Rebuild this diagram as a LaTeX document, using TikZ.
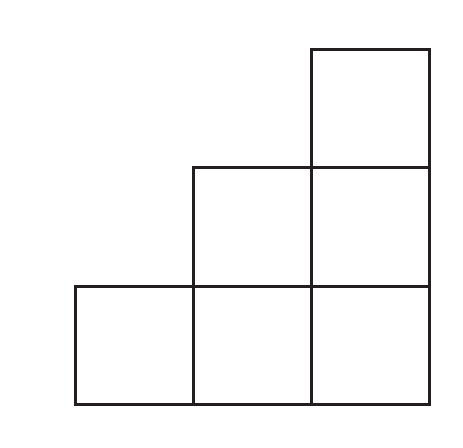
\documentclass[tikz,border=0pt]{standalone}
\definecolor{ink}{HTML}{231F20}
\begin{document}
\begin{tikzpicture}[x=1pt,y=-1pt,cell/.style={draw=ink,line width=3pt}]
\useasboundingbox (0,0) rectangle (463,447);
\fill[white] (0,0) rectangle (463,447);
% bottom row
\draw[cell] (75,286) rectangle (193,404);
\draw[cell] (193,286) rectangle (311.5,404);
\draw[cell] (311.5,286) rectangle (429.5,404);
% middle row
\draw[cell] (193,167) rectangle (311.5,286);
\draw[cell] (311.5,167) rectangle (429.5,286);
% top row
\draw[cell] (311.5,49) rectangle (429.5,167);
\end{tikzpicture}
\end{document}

^^^^^^^^^^^^^^^^

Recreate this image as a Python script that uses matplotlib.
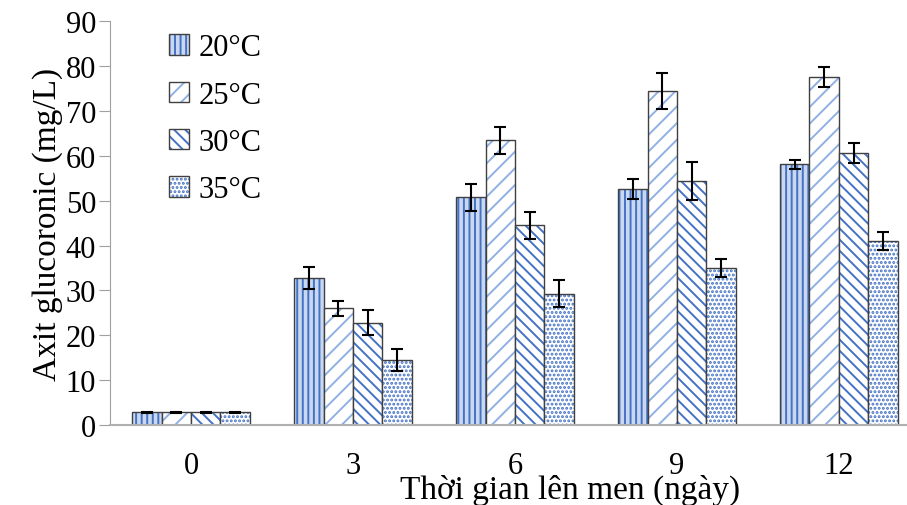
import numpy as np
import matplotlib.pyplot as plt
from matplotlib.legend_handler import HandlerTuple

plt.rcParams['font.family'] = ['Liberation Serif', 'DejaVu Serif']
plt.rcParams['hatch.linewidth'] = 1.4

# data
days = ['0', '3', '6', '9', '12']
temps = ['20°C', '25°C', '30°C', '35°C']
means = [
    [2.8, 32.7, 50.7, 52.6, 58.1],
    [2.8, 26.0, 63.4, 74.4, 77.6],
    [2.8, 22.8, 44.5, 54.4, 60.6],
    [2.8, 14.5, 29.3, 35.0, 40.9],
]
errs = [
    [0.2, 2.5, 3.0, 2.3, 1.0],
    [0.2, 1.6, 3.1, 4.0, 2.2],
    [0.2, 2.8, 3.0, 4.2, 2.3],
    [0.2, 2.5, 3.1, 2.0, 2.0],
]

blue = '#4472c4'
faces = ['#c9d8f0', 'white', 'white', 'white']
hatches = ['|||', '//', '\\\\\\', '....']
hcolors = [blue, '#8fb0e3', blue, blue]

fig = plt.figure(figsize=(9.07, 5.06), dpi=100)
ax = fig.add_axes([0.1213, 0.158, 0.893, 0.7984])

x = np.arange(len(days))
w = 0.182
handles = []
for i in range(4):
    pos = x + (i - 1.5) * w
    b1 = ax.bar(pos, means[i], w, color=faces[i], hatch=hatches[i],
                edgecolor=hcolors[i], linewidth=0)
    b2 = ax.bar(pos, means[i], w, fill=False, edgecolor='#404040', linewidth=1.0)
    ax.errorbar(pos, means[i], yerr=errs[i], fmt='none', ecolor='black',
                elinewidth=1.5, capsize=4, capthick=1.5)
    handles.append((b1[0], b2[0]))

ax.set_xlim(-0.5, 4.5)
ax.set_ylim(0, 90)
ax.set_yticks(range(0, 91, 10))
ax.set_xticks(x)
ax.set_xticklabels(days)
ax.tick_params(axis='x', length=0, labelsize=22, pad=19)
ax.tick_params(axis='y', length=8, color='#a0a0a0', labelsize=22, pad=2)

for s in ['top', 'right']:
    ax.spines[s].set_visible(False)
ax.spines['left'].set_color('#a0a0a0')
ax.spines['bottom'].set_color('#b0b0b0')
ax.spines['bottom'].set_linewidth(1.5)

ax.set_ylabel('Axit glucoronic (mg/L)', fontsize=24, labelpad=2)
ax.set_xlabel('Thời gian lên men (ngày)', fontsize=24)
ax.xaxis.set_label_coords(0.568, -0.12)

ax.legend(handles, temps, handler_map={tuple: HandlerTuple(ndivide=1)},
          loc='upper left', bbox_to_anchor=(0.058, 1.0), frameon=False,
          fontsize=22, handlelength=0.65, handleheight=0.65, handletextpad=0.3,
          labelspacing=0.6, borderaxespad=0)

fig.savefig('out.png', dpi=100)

^^^^^^^^^^^^^^^^

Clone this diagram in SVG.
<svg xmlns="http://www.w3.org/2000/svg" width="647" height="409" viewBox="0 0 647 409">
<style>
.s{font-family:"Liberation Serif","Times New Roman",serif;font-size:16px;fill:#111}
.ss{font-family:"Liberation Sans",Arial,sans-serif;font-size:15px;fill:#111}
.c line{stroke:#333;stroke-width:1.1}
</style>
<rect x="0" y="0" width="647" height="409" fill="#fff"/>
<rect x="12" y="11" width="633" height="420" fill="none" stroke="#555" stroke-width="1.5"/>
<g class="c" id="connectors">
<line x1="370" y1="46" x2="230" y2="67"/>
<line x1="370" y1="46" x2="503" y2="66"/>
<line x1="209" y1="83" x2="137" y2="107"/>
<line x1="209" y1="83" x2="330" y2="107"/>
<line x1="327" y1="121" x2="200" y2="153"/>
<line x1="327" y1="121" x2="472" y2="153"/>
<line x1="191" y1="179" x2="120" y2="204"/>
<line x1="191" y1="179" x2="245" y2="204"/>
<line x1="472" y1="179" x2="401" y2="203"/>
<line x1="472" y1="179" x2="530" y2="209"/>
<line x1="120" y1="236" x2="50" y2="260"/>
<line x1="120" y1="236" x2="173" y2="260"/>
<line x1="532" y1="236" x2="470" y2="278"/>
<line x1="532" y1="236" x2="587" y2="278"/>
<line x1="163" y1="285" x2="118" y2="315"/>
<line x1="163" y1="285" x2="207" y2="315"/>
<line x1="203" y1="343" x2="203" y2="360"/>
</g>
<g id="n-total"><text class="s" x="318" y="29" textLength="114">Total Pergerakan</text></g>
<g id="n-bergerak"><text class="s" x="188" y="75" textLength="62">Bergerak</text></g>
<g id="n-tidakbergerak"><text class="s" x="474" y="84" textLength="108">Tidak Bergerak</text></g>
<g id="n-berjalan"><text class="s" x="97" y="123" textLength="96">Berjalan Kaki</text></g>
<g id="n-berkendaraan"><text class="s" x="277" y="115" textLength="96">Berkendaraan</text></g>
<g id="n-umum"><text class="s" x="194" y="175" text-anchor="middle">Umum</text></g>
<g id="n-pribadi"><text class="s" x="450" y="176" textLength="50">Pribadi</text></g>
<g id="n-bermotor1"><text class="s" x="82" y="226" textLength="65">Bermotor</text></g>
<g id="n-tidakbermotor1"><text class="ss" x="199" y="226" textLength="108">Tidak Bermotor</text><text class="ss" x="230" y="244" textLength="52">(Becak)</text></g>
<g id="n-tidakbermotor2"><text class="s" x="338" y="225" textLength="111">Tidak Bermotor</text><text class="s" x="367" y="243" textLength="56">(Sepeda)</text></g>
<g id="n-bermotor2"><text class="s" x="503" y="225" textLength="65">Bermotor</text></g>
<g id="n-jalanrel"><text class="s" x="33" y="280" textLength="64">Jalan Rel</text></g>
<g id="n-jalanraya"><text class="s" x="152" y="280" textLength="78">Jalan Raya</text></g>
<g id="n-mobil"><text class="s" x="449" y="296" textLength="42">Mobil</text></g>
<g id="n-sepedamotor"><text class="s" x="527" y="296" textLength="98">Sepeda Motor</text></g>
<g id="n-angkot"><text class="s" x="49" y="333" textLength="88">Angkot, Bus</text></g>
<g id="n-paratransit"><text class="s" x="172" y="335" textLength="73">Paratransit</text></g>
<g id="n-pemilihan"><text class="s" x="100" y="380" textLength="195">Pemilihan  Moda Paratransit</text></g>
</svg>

^^^^^^^^^^^^^^^^

| To do |
Find the word "this" in the records and pull out each line that has it.

| Task output |
Rebuild this diagram as a LaTeX document, using TikZ.
Recreate this image as a Python script that uses matplotlib.
Clone this diagram in SVG.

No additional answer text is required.